Rabbi Elie Weinstock
Jewish Center of Atlantic Beach
We drove to Lublin, a city with a long Jewish history that is a stone’s throw from the Majdanek concentration camp. We visited the Chachmei Lublin Yeshiva, founded by Rabbi Meir Shapiro, which is now a hotel, restaurant, and museum — and been transformed into a collection center and hostel for Ukrainian refugees.
Before leaving, a few of us sang and danced to a tune composed by Rabbi Meir Shapiro using the words of Isaiah 8:10:
עֻצוּ עֵצָה וְתֻפָר דַּבְּרוּ דָבָר וְלֹא יָקוּם כִּי עִמָּנוּ אֵל׃
Hatch a plot — it shall be foiled; Agree on action — it shall not succeed. For with us is God!
According to the Midrash, when Mordechai learns of Haman’s plot, he tears his clothes over the impending doom.
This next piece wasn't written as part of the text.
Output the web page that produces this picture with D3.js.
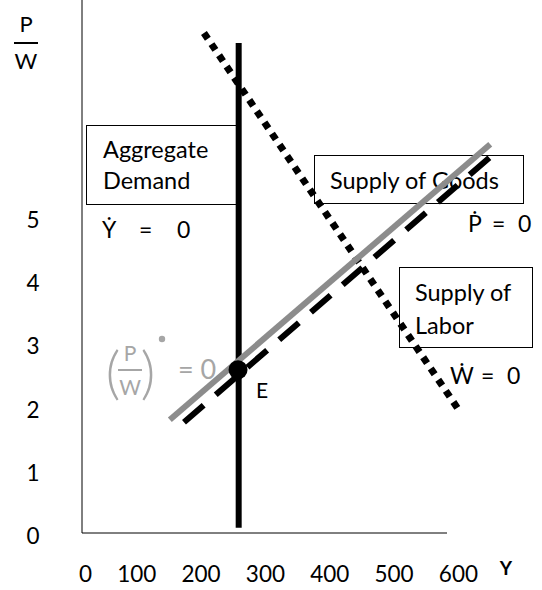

He sees young children and asks them what they are studying. The children respond with the above verse in Isaiah. This, the Midrash teaches, gives Mordechai the confidence to fight back, and the rest is history.
As we danced in the Beit Midrash of the Chachmei Lublin Yeshiva in 2022 in a Poland whose Jewish community — assisted by Jews around the world — is saving lives of those fleeing into Poland, I felt a sense of confidence and even serenity that wicked plots will be foiled, and evil actions will not succeed — for with us is God.